Nearly a month after a Cary homicide sparked concerns through the local Indian community, police have not made any arrests, and friends of the victim are seeking answers.
Nalini Tellaprolu’s death was ruled a homicide last month by the State Medical Examiner’s Office after her son found her Dec. 17, in the garage of their west Cary home on Roland Glen Road.
“I know a lot of friends are concerned, and we’d all like to put this behind us,” said Cary resident Vijay Javvadi, a family friend. “I think unless there is a solid conclusive finding, we’ll all be in flux being concerned and afraid of what really happened.”
Cary Police Capt. Randall Rhyne, who is head of investigations, would not comment on whether there are any suspects. He also wouldn’t disclose a cause of death or reveal when an announcement might be made about the investigation.
“It is still an active investigation at this time,” Rhyne said.
The uncertainty surrounding the case prompted the Cary and Morrisville Police Departments, as well as local elected officials, to meet with members of the Indian community Dec. 22 at the Hindu Society of North Carolina’s main hall in Morrisville to tell residents that they don’t believe the Indian community is being targeted.
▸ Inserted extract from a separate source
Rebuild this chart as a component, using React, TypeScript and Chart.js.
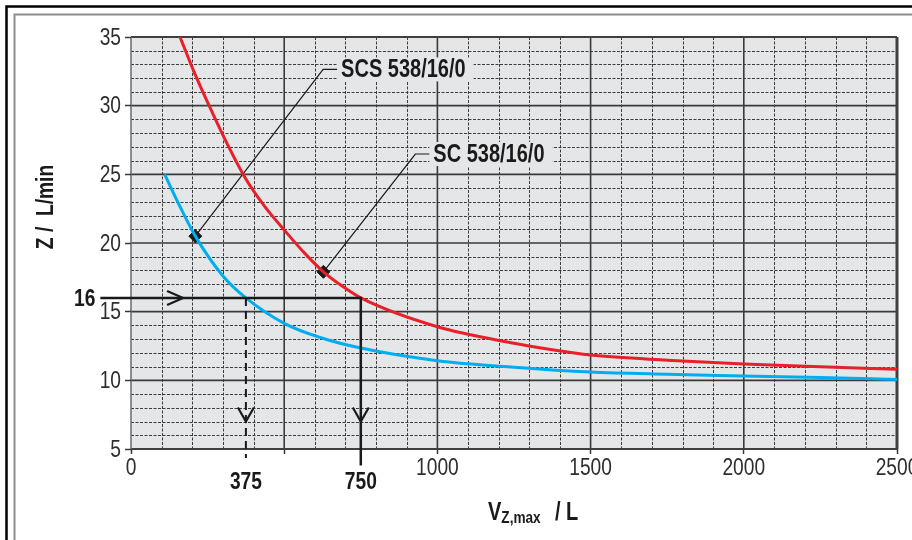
import React, { useEffect, useRef } from "react";
import { Chart, registerables } from "chart.js";

Chart.register(...registerables);

// ---- data ----
const scVolume = [160, 205, 255, 310, 370, 435, 500, 565, 628, 690, 750, 1000, 1250, 1375, 1500, 1750, 2000, 2250, 2500];
const scRate = [35, 32.5, 30, 27.4, 24.85, 22.7, 20.95, 19.3, 17.9, 16.85, 16, 13.9, 12.7, 12.22, 11.84, 11.47, 11.19, 10.99, 10.8];
const scsVolume = [110, 150, 210, 300, 375, 500, 620, 750, 1000, 1250, 1500, 1750, 2000, 2250, 2500];
const scsRate = [25, 23.1, 20.5, 17.6, 16, 14.15, 13.1, 12.35, 11.43, 10.95, 10.6, 10.44, 10.32, 10.2, 10.06];

const seriesNames = ["SC 538/16/0", "SCS 538/16/0"];
const markerVolume = [628, 210];
const markerRate = [17.9, 20.5];
// end of each leader line, where the label starts
const labelVolume = [928, 627];
const labelRate = [26.48, 32.64];

const xTickValues = [0, 500, 1000, 1500, 2000, 2500];
const xTickLabels = ["0", "", "1000", "1500", "2000", "2500"];
const yTickValues = [5, 10, 15, 20, 25, 30, 35];

const exampleRate = 16;
const exampleVolumes = [375, 750];

const FONT = '"Liberation Sans", Arial, sans-serif';
const SX = 0.8; // horizontal squeeze to imitate a condensed face
const INK = "#1a1a1a";

function drawText(
  ctx: CanvasRenderingContext2D,
  text: string,
  x: number,
  y: number,
  font: string,
  align: CanvasTextAlign,
  baseline: CanvasTextBaseline,
  color = INK
) {
  ctx.save();
  ctx.font = font;
  ctx.fillStyle = color;
  ctx.textAlign = align;
  ctx.textBaseline = baseline;
  ctx.translate(x, y);
  ctx.scale(SX, 1);
  ctx.fillText(text, 0, 0);
  ctx.restore();
}

function textWidth(ctx: CanvasRenderingContext2D, text: string, font: string) {
  ctx.save();
  ctx.font = font;
  const w = ctx.measureText(text).width * SX;
  ctx.restore();
  return w;
}

const decorPlugin = {
  id: "decor",
  beforeDraw(chart: any) {
    const { ctx, chartArea: a, scales } = chart;
    const xs = scales.x;
    const ys = scales.y;
    ctx.save();
    ctx.fillStyle = "#ffffff";
    ctx.fillRect(0, 0, chart.width, chart.height);
    // outer frames (they run beyond the picture)
    ctx.strokeStyle = "#000";
    ctx.lineWidth = 2.5;
    ctx.strokeRect(6.5, 6.5, 1200, 1200);
    ctx.strokeStyle = "#8c8c8c";
    ctx.lineWidth = 2;
    ctx.strokeRect(14.5, 14.5, 1200, 1200);
    // plot background
    ctx.fillStyle = "#e5e6e8";
    ctx.fillRect(a.left, a.top, a.right - a.left, a.bottom - a.top);
    // minor grid
    ctx.strokeStyle = "#3c3c3c";
    ctx.lineWidth = 1;
    ctx.setLineDash([3, 1.5]);
    for (let v = xs.min + 100; v < xs.max; v += 100) {
      if (v % 500 === 0) continue;
      const px = Math.round(xs.getPixelForValue(v)) + 0.5;
      ctx.beginPath();
      ctx.moveTo(px, a.top);
      ctx.lineTo(px, a.bottom);
      ctx.stroke();
    }
    for (let v = ys.min + 1; v < ys.max; v += 1) {
      if (v % 5 === 0) continue;
      const py = Math.round(ys.getPixelForValue(v)) + 0.5;
      ctx.beginPath();
      ctx.moveTo(a.left, py);
      ctx.lineTo(a.right, py);
      ctx.stroke();
    }
    // major grid
    ctx.setLineDash([]);
    ctx.strokeStyle = "#3a3a3a";
    ctx.lineWidth = 1.6;
    for (let v = xs.min + 500; v < xs.max; v += 500) {
      const px = xs.getPixelForValue(v);
      ctx.beginPath();
      ctx.moveTo(px, a.top);
      ctx.lineTo(px, a.bottom);
      ctx.stroke();
    }
    for (let v = ys.min + 5; v < ys.max; v += 5) {
      const py = ys.getPixelForValue(v);
      ctx.beginPath();
      ctx.moveTo(a.left, py);
      ctx.lineTo(a.right, py);
      ctx.stroke();
    }
    // plot border
    ctx.strokeStyle = "#404040";
    ctx.lineWidth = 2;
    ctx.beginPath();
    ctx.moveTo(a.left, a.top);
    ctx.lineTo(a.right, a.top);
    ctx.moveTo(a.left, a.bottom);
    ctx.lineTo(a.right, a.bottom);
    ctx.stroke();
    ctx.lineWidth = 3;
    ctx.beginPath();
    ctx.moveTo(a.right, a.top);
    ctx.lineTo(a.right, a.bottom);
    ctx.stroke();
    ctx.strokeStyle = "#6a6a6a";
    ctx.lineWidth = 1.5;
    ctx.beginPath();
    ctx.moveTo(a.left, a.top);
    ctx.lineTo(a.left, a.bottom);
    ctx.stroke();

    // tick labels
    const tickFont = `24px ${FONT}`;
    xTickValues.forEach((v, i) => {
      drawText(ctx, xTickLabels[i], xs.getPixelForValue(v), 475, tickFont, "center", "alphabetic", "#2e2e2e");
    });
    yTickValues.forEach((v) => {
      drawText(ctx, String(v), 121, ys.getPixelForValue(v) + 1, tickFont, "right", "middle", "#2e2e2e");
    });

    // axis titles
    ctx.save();
    ctx.translate(46, 207);
    ctx.rotate(-Math.PI / 2);
    drawText(ctx, "Z /  L/min", 0, 0, `bold 24px ${FONT}`, "center", "middle");
    ctx.restore();

    const big = `bold 25px ${FONT}`;
    const small = `bold 17px ${FONT}`;
    drawText(ctx, "V", 488, 520, big, "left", "alphabetic");
    drawText(ctx, "Z,max", 488 + textWidth(ctx, "V", big), 523, small, "left", "alphabetic");
    drawText(ctx, "/ L", 555, 520, big, "left", "alphabetic");
    ctx.restore();
  },
  beforeDatasetsDraw(chart: any) {
    const { ctx, scales } = chart;
    const X = (v: number) => scales.x.getPixelForValue(v);
    const Y = (v: number) => scales.y.getPixelForValue(v);
    ctx.save();
    const labelFont = `bold 25px ${FONT}`;
    for (let i = 0; i < seriesNames.length; i++) {
      const mx = X(markerVolume[i]);
      const my = Y(markerRate[i]);
      const lx = X(labelVolume[i]);
      const ly = Y(labelRate[i]);
      const tw = textWidth(ctx, seriesNames[i], labelFont);
      const boxL = lx + 14;
      ctx.fillStyle = "#e5e6e8";
      ctx.fillRect(boxL, ly - 12, tw + 12, 24);
      ctx.strokeStyle = INK;
      ctx.lineWidth = 1.2;
      ctx.beginPath();
      ctx.moveTo(mx, my);
      ctx.lineTo(lx, ly);
      ctx.lineTo(boxL, ly);
      ctx.stroke();
      drawText(ctx, seriesNames[i], boxL + 4, ly + 1, labelFont, "left", "middle");
    }
    ctx.restore();
  },
  afterDatasetsDraw(chart: any) {
    const { ctx, scales } = chart;
    const X = (v: number) => scales.x.getPixelForValue(v);
    const Y = (v: number) => scales.y.getPixelForValue(v);
    ctx.save();
    ctx.strokeStyle = INK;
    ctx.lineCap = "butt";

    // example guide: Z = 16 -> V
    const y16 = Y(exampleRate);
    const xSolid = X(exampleVolumes[1]);
    const xDash = X(exampleVolumes[0]);
    ctx.lineWidth = 2.5;
    ctx.beginPath();
    ctx.moveTo(X(-100), y16);
    ctx.lineTo(xSolid, y16);
    ctx.lineTo(xSolid, Y(3.8));
    ctx.stroke();
    ctx.lineWidth = 2;
    ctx.setLineDash([8, 5]);
    ctx.beginPath();
    ctx.moveTo(xDash, y16);
    ctx.lineTo(xDash, Y(4.35));
    ctx.stroke();
    ctx.setLineDash([]);
    // chevrons
    ctx.lineWidth = 2.2;
    const tipX = X(170);
    ctx.beginPath();
    ctx.moveTo(tipX - 16, y16 - 7);
    ctx.lineTo(tipX, y16);
    ctx.lineTo(tipX - 16, y16 + 7);
    ctx.stroke();
    const tipY = Y(7);
    for (const xp of [xDash, xSolid]) {
      ctx.beginPath();
      ctx.moveTo(xp - 8, tipY - 14);
      ctx.lineTo(xp, tipY);
      ctx.lineTo(xp + 8, tipY - 14);
      ctx.stroke();
    }
    // guide labels
    const gFont = `bold 24px ${FONT}`;
    drawText(ctx, String(exampleRate), X(-116), y16 + 1, gFont, "right", "middle");
    drawText(ctx, String(exampleVolumes[0]), xDash, 489, gFont, "center", "alphabetic");
    drawText(ctx, String(exampleVolumes[1]), xSolid, 489, gFont, "center", "alphabetic");
    ctx.restore();
  },
};

export default function App() {
  const ref = useRef<HTMLCanvasElement>(null);
  useEffect(() => {
    document.body.style.margin = "0";
    const canvas = ref.current!;
    const chart = new Chart(canvas, {
      type: "scatter",
      data: {
        datasets: [
          {
            label: seriesNames[0],
            data: scVolume.map((v, i) => ({ x: v, y: scRate[i] })),
            showLine: true,
            borderColor: "#e8202a",
            borderWidth: 3,
            pointRadius: 0,
            cubicInterpolationMode: "monotone",
          },
          {
            label: seriesNames[1],
            data: scsVolume.map((v, i) => ({ x: v, y: scsRate[i] })),
            showLine: true,
            borderColor: "#00aeef",
            borderWidth: 3,
            pointRadius: 0,
            cubicInterpolationMode: "monotone",
          },
          {
            label: "markers",
            data: markerVolume.map((v, i) => ({ x: v, y: markerRate[i] })),
            showLine: false,
            pointStyle: "rectRot",
            pointRadius: 6.5,
            backgroundColor: INK,
            borderColor: INK,
            borderWidth: 1,
          },
        ],
      },
      options: {
        animation: false,
        responsive: false,
        events: [],
        layout: { padding: { left: 0, top: 37, right: 15, bottom: 0 } },
        plugins: { legend: { display: false }, tooltip: { enabled: false } },
        scales: {
          x: {
            type: "linear",
            min: 0,
            max: 2500,
            afterFit: (s: any) => {
              s.height = 91;
            },
            afterBuildTicks: (s: any) => {
              s.ticks = xTickValues.map((v) => ({ value: v }));
            },
            border: { display: false },
            grid: {
              drawOnChartArea: false,
              drawTicks: true,
              tickLength: 5,
              tickColor: "#3a3a3a",
              tickWidth: 1.5,
            },
            ticks: { display: false },
          },
          y: {
            type: "linear",
            min: 5,
            max: 35,
            afterFit: (s: any) => {
              s.width = 131;
            },
            afterBuildTicks: (s: any) => {
              s.ticks = yTickValues.map((v) => ({ value: v }));
            },
            border: { display: false },
            grid: {
              drawOnChartArea: false,
              drawTicks: true,
              tickLength: 6,
              tickColor: "#3a3a3a",
              tickWidth: 1.5,
            },
            ticks: { display: false },
          },
        },
      },
      plugins: [decorPlugin],
    } as any);
    return () => chart.destroy();
  }, []);
  return (
    <div style={{ position: "fixed", left: 0, top: 0, width: 912, height: 540 }}>
      <canvas ref={ref} width={912} height={540} style={{ width: 912, height: 540, display: "block" }} />
    </div>
  );
}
Meanwhile, Tellaprolu’s friends remember the 51-year-old woman as a fun-loving, caring and attentive mother.
Longtime friend Padma Tummala said Tellaprolu often spoke fondly of her daughter, Avani, and son, Arnav. She said she remembered when Tellaprolu told her how Arnav, who attends Green Hope High School, stayed up late working on homework. She would stay up with him to ensure he had plenty of snacks.
“She took part in every way in their life – in their studies, in their activities,” Tummala said. “She was a friend to them, and she was a guide to them. She supported them in every way.”
Tummala said Tellaprolu moved to Cary from Detroit in 2008 with her husband, Mahesh, and Arnav to be closer to Avani, who was attending the N.C. School of Math and Science. After moving to Cary, Tellaprolu and Tummala often spent time together at parties, on walks, at the beach and other activities with their group of friends.
The last time Javvadi saw her, she was dancing at a festival attended by close friends.
“She was lively, very enthusiastic,” he said. “She was out there dancing with the rest of us. Very jovial, fun-loving character.”
Friends said Tellaprolu loved to cook and described her as always willing to lend a helping hand. She worked at Duke University Health System as a testing coordinator and QA team lead and also served on the board of directors for the Triangle Area Telugu Association, a nonprofit that seeks to promote southeastern Indian culture.
In the days after Tellaprolu’s death, the mood in the Upchurch Farms subdivision off Waldo Rood Boulevard shifted. Weeks have past, and neighbors don’t want to talk about the homicide.
One resident, who wished to remain anonymous, said law enforcement vehicles were outside Tellaprolu’s home for several days after her body was found.
“It was pandemonium for many days,” the resident said.
Those in the Indian community felt many of those concerns, and not all felt reassured after the meeting with the police departments.
“I think people are still worried,” said Sakti Singh, a Cary resident who attended the meeting.
“We do see that things are happening more often, you know, during Indian festival season like Diwali and other times,” Singh said. “People are talking about that this is happening, and people are buying security cameras.”
Javvadi said he hopes the investigation provides closure and answers many of the questions friends are asking, including how and why their loved one died.
Tummala still gets choked up talking about her longtime friend and hopes the investigation isn’t the last memory people have of Tellaprolu.
“She should be remembered as beautiful, loving,” Tummala said. “She uplifts the environment when she is around, and she is a very happy person. We miss her really, dearly, in every group meeting, every gathering. Cary could never been the same hereafter.”